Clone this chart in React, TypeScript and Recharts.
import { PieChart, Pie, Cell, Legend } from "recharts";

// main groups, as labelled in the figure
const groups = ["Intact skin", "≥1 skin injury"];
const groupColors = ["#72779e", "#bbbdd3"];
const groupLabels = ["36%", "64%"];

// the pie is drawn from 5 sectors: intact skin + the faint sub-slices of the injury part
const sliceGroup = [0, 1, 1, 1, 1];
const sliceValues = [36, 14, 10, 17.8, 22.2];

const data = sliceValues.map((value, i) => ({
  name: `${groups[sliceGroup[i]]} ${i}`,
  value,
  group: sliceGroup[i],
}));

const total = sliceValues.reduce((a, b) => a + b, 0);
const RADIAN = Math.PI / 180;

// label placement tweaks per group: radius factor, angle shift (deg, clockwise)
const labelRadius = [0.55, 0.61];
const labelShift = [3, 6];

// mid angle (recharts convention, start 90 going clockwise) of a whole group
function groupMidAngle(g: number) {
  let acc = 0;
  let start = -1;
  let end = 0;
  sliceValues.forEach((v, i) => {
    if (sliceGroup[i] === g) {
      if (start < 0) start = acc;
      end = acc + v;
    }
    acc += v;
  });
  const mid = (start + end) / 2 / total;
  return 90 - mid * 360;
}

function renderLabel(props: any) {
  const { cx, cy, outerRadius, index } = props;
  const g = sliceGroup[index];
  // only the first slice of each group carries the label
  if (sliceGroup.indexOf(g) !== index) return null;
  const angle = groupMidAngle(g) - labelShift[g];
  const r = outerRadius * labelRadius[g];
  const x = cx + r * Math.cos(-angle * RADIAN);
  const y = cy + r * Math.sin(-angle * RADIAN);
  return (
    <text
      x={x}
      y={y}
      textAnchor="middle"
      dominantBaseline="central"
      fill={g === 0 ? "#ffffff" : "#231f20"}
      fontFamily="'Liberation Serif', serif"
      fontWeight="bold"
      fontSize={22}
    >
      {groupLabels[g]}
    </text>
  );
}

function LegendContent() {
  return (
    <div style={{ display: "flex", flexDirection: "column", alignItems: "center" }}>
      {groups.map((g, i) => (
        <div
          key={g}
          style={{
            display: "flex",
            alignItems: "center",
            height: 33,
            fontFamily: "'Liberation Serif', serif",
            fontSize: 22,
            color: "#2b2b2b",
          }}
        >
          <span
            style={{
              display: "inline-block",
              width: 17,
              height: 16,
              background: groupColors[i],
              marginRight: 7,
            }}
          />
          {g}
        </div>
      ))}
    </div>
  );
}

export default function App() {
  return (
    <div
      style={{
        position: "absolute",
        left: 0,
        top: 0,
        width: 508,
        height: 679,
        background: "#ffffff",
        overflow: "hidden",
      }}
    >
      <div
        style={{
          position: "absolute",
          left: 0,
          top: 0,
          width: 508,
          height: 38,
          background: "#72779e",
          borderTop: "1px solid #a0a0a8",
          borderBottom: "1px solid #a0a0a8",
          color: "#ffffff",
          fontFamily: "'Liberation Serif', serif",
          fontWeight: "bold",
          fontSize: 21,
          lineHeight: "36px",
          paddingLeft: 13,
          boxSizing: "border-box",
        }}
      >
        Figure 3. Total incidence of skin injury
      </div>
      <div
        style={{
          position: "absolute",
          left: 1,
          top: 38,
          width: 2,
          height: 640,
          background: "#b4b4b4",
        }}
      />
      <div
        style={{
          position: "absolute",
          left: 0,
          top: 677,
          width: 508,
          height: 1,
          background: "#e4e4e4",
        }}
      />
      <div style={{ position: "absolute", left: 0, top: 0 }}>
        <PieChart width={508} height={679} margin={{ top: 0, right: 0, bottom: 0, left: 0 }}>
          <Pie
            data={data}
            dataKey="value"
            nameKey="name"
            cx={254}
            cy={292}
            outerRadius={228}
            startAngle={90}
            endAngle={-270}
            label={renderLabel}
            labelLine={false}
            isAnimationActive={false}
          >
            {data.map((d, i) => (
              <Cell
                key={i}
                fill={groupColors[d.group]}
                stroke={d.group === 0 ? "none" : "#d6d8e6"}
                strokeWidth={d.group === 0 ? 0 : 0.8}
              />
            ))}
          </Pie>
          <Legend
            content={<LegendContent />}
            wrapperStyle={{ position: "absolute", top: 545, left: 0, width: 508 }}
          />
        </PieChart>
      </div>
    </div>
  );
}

--

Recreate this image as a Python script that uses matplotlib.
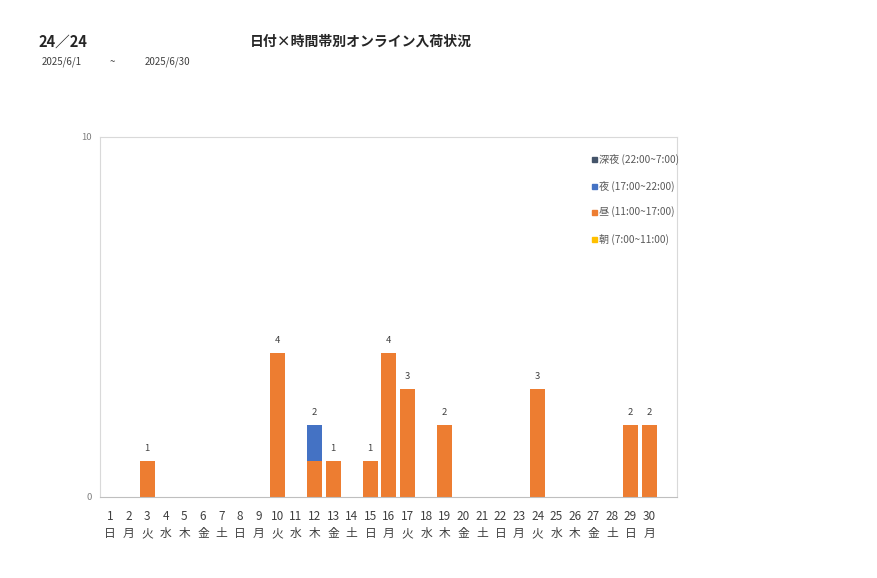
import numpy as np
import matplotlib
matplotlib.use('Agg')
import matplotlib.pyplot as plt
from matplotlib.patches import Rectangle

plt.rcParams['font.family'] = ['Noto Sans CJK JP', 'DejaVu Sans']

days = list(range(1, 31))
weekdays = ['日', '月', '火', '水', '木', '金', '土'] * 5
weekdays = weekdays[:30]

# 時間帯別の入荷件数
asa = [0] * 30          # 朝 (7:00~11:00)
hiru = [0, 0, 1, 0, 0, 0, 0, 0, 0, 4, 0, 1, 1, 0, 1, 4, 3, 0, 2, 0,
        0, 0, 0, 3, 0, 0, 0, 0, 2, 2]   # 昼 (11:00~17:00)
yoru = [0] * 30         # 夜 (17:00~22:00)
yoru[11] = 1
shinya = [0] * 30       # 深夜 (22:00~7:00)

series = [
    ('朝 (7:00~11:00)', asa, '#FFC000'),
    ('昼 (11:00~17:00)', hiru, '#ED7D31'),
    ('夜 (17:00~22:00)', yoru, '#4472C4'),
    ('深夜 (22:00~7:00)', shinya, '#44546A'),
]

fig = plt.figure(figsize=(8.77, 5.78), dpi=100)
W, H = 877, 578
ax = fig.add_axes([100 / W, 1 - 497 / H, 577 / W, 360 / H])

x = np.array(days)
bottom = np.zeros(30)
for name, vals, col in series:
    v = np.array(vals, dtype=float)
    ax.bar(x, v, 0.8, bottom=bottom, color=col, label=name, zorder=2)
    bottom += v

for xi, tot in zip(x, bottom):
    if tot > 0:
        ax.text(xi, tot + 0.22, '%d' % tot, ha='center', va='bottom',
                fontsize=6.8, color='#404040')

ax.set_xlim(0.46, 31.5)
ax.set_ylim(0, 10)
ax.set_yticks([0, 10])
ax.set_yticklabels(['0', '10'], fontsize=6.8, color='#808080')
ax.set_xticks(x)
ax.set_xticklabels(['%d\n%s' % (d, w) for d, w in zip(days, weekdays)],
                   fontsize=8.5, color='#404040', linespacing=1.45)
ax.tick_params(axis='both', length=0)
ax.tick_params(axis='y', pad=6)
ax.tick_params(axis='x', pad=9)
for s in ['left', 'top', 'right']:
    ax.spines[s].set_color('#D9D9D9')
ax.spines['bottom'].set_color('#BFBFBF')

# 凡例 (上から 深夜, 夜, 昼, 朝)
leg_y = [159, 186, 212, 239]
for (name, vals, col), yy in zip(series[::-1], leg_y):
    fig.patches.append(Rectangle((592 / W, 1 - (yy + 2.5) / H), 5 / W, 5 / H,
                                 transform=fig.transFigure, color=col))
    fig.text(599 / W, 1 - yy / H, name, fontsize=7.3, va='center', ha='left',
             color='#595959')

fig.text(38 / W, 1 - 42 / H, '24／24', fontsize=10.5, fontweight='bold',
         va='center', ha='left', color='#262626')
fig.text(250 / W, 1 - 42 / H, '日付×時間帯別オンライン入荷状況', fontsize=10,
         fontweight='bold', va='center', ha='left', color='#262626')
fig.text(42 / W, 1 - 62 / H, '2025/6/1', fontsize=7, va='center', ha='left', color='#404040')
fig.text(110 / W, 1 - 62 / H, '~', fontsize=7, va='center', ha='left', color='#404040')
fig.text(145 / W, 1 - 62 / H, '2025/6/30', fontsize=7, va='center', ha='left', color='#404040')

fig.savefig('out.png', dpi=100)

* * *

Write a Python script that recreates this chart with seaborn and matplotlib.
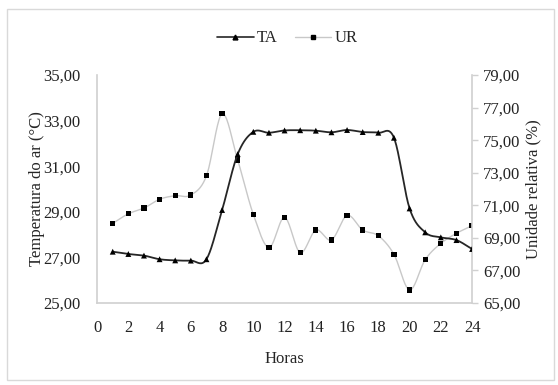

## REQUIREMENTS
Print exactly the lines from the one containing "Clone this chart" to the one containing "const sliceValues = [36, 14, 10, 17.8, 22.2];", both included, and nothing else.

## RESULT OF THE TASK
Clone this chart in React, TypeScript and Recharts.
import { PieChart, Pie, Cell, Legend } from "recharts";

// main groups, as labelled in the figure
const groups = ["Intact skin", "≥1 skin injury"];
const groupColors = ["#72779e", "#bbbdd3"];
const groupLabels = ["36%", "64%"];

// the pie is drawn from 5 sectors: intact skin + the faint sub-slices of the injury part
const sliceGroup = [0, 1, 1, 1, 1];
const sliceValues = [36, 14, 10, 17.8, 22.2];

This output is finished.